李德裕在文宗时出任宰相时间很短,然后也连连外放兴元(陕西汉中)和淮南,到武宗继位才回长安大展拳脚。虽然会昌总共才六年,但李德裕整顿官员,稳定民生,积聚财富,而且重点解决藩镇和边患问题,是唐朝最后一个大有作为的宰相,为多延续半个世纪起到最大的贡献。
李德裕本身也很有文采,像傅璇琮、郭豫衡等学者都表示,李德裕的文学才华被他的政务才干所掩盖了。文章方面如《大孤山赋》写名胜,后人只知苏轼写江西湖口的名篇《石钟山记》,而李德裕写当地另一景点的文章完全被苏轼大名掩盖,其实一样很出色,文章还不足300字,寓意深远,骈散结合。从描写大孤山的气势、自然形态的雄姿发散联想到个人在现实环境中的遭遇,并以此激励自己敢于前行,不言放弃的雄心壮志,以议论开始,以议论作结,简洁深刻。

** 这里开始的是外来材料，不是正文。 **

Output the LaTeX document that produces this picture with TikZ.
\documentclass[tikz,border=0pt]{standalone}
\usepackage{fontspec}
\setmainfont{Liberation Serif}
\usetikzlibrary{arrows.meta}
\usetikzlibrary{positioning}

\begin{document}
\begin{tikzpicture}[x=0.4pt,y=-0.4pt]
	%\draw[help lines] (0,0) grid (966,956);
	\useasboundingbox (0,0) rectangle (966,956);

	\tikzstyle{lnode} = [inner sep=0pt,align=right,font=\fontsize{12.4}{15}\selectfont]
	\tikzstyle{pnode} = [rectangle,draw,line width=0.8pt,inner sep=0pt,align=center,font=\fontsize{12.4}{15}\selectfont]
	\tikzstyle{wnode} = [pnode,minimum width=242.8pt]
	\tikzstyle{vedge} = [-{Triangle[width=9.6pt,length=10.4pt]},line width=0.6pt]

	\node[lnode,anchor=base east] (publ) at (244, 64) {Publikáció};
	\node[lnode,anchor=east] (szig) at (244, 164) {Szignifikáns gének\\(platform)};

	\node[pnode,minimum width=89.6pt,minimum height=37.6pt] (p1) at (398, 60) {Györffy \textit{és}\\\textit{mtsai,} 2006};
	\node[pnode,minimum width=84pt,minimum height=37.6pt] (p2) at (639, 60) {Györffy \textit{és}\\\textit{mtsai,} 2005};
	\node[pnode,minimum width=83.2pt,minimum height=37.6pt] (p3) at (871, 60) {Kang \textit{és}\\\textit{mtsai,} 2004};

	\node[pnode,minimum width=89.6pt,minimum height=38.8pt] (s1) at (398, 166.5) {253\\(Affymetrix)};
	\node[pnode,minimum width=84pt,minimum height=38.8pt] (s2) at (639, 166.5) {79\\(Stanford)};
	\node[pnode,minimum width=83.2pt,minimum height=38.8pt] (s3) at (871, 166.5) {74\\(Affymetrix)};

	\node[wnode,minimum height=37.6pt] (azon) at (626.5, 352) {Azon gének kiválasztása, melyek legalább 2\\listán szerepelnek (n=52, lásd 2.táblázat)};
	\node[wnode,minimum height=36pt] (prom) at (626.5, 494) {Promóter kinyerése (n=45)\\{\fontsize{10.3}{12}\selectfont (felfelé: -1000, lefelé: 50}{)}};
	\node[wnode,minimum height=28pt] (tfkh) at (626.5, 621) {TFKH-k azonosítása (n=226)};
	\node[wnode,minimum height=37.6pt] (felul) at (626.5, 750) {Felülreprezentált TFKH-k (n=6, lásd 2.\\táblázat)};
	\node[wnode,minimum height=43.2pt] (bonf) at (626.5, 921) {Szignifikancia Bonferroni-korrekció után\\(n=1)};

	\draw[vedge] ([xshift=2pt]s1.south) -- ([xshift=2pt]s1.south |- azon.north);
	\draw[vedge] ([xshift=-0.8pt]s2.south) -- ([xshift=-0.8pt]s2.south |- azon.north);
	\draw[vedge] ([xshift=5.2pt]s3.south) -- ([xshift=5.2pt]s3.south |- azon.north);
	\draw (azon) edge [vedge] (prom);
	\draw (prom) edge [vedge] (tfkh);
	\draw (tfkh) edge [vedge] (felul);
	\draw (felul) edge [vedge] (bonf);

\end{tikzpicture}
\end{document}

在送赠酬答的方面,如李德裕小段文昌十几岁,为段文昌写了不少文章,像《丞相邹平公新置资福院记》一类。段文昌死后,儿子段成式在蜀地没有依靠,就前往淮南投奔李德裕。李德裕任相以后,很想提拔段成式,但他却没有为官的意思,只做一些闲职,完成写书的志愿。也幸亏如此没有受到严厉清算。段成式在宣宗时期一直在襄阳赋闲,只在幕府混日子,与温庭筠等文人墨客来往,也有认为多少算是受到李德裕的波及。
宣宗继位将李德裕流放海南,段成式一直保持和他通信,没有因为李德裕失势而断绝来往。李德裕非常感动,可惜没有撑多久,病故时和段文昌一样六十三岁。
李德裕虽然在西川时间不长,但为恢复生计、安定百姓做了许多好事,四川百姓一直都记得李德裕的功劳,因此如今新繁和松潘都把李德裕有过的人文事迹,重新挖掘出来加以宣扬,作为一种对古人的纪念之情。